一般メディアでは、2.1「宅配の再配達率を半減する緊急的な取組」で取り上げられた置き配ポイントばかりが報道されていますが、実際にはこれだけの対策が挙げられているわけです。
 
気になるのは、この順番です。
「緊急パッケージ」(10月)の目的を考えると、先に挙げられた施策の方が、より「即効性が高いもの」と考えられているはずです。
 

  • 「政策パッケージ」(6月)における大項目の順番
    1. 「商慣行の見直し」
    2. 「物流の効率化」
    3. 「荷主・消費者の行動変容」

     

  • 「緊急パッケージ」(10月発表)における大項目の順番
    1. 「物流の効率化」
    2. 「荷主・消費者の行動変容」
    3. 「商慣行の見直し」

 
「商慣行の見直し」は重要度は高いものの、即効性は低いと考えられたのでしょうね。
対して、自動運転やドローン配送を含む、「物流の効率化」が一番最初にされたのは、やはりテクノロジー系施策のほうが、即効性が高いと考えられたのでしょう。
 
 
 

「物流革新緊急パッケージ」(10月発表)に取り上げられなかった施策

 
「緊急パッケージ」(10月発表)でも、「物流の適正化・生産性向上に向けた荷主事業者・物流事業者の取組に関するガイドライン」でも取り上げられなかった項目を挙げておきましょう。
 

  1. 高速道路のトラック速度規制(80km/h)の引上げ
  2. ダブル連結トラックの導入促進
  3. 貨物集配中の車両に係る駐車規制の見直し
  4. 地域物流等における共同輸配送の促進
  5. 荷主・物流事業者の物流改善を評価・公表する仕組みの創設

 
筆者が一番解せないのは、5.が取り上げられなかったことです。
アメとムチの、ムチの方の施策がきちんと取り上げられているだけに、「これはどうなんだろう??」と思ってしまいます。
 
2.と4.は、そうは言っても限られた事業者の取り組みですから、政策に反映するのを見送った可能性があります。
3.は、すぐにでも行ってほしいと思うのですが。
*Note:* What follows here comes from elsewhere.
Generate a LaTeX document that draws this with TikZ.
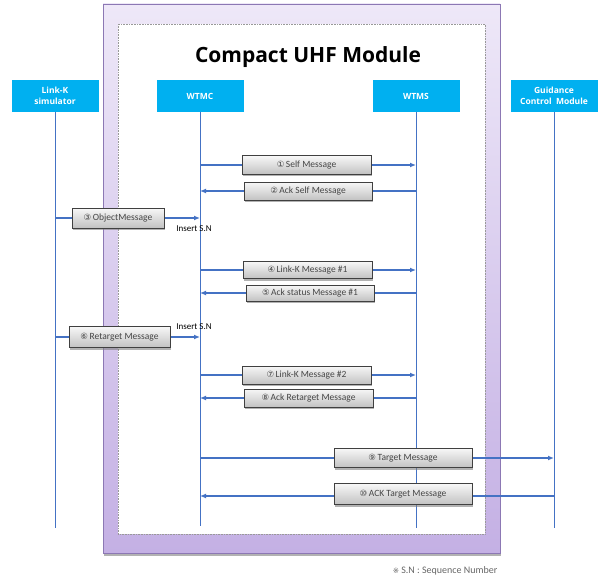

やはり難しいんですかね。
1.は…、そもそも批判も多かった施策ですが、そのあたりの声が反映されたのでしょうか。
 
 
6月に発表された「物流革新に向けた政策パッケージ」と、10月に発表された「物流革新緊急パッケージ」は、それぞれ来年1月の通常国会において審議され、法制化されます。
 
どのような流れになっていくのか、今後も注視しなければなりません。